Despite their almighty cock up, our refunds and free pass for our next visit were handled quickly and efficiently by the Odeon staff, but we still had roughly half a tonne of popcorn and a vat of coke left to consume.  With that in mind we sulked off back home in search of a 90min easy-to-watch DVD off the shelf… and so naturally we decided on Deep Blue Sea (1999).  If you haven’t seen this movie, please go and check it out, but leave your brain at the door.  A group of scientists create a genetically modified hoard of sharks with huge brains in their search for an Alzheimer’s cure.  Shock horror, things go awry and everyone finds themselves on the menu of super-intelligent sharks.  Although the whole thing may come close to Sharknado (2013) level of dumb, it is a lot more fun.  You’ve got Samuel L Jackson picking up the cheque, Stellan Skarsgård looking confused as to how he’s ended up here (as we all are), and LL Cool J playing a chef.. with a parrot for a best mate.. and he hides from a shark in an oven.. and the shark turns the oven on.. and it’s so bad great.

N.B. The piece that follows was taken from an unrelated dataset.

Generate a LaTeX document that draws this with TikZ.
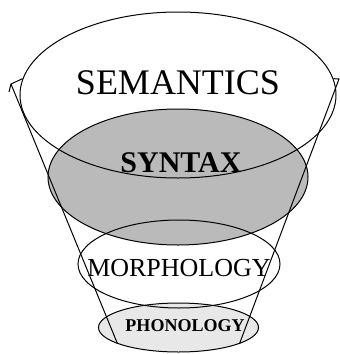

Following the mess earlier that evening it was exactly what Eve and I were in the mood for.  She admitted she always thought this was 1995’s Waterworld (Kevin Costner wishes), and then redeemed herself with the observation that Deep Blue Sea is just trying to be Jurassic Park (1993) on water.  A fenced enclosure far from the rest of the world houses scientists playing god with genetically mutated creatures?  Check.  The movie opens with a near death experience, and everyone has to leave the site bar the main characters because of a really bad storm?  Check.  There was even a feeding scene as a large prey was lowered in to the enclosure, and just replace ‘Velociraptors learn how to open doors’ with the much more ambitious ‘Sharks learn how to turn on ovens.’  For sweaty and topless Jeff Goldblum breathing heavily on a table, see Saffron Burrows stripping down to her undies to use her rubber wetsuit as an insulator from the electric current in the water… Okay, I’m losing it but you get the idea.

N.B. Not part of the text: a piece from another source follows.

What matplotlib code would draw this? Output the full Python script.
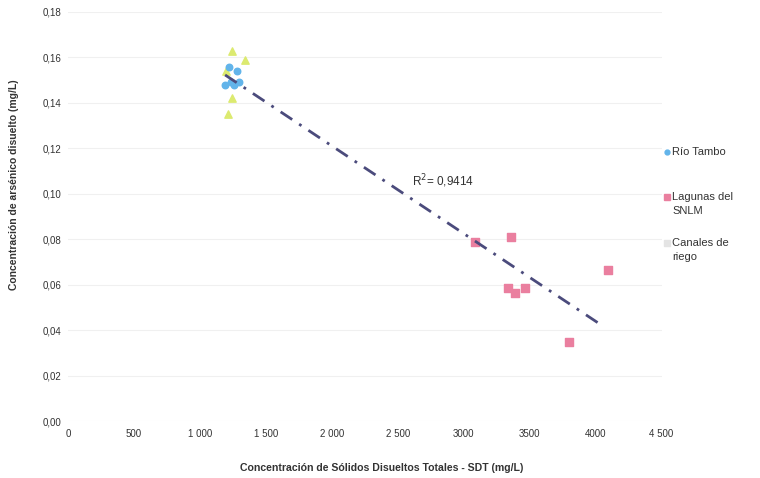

In the end we had a fun evening, and spent far too much time googling the lyrics of LL Cool J’s title song from the soundtrack, ‘Deepest Bluest (Shark’s Fin)’.  Despite Odeon’s huge cock up that evening I think I will be back to give Flashbacks a second chance.  Showings of Snatch (2000) and Silence of the Lambs (1991) will be difficult to miss, so hopefully the people behind the scenes can avoid any similarly embarrassing scenes again.  I really hope more multiplex cinema chains begin to show the odd classic film here and there.  Some may be put off by my The Usual Suspects experience (or lack thereof), and I do understand some avoiding impersonal and overpriced multiplex cinemas full stop.  Ultimately though, these are the cinemas most accessible to the masses, and in my experience there are masses desperate for classics such as Deep Blue Sea on the big screen.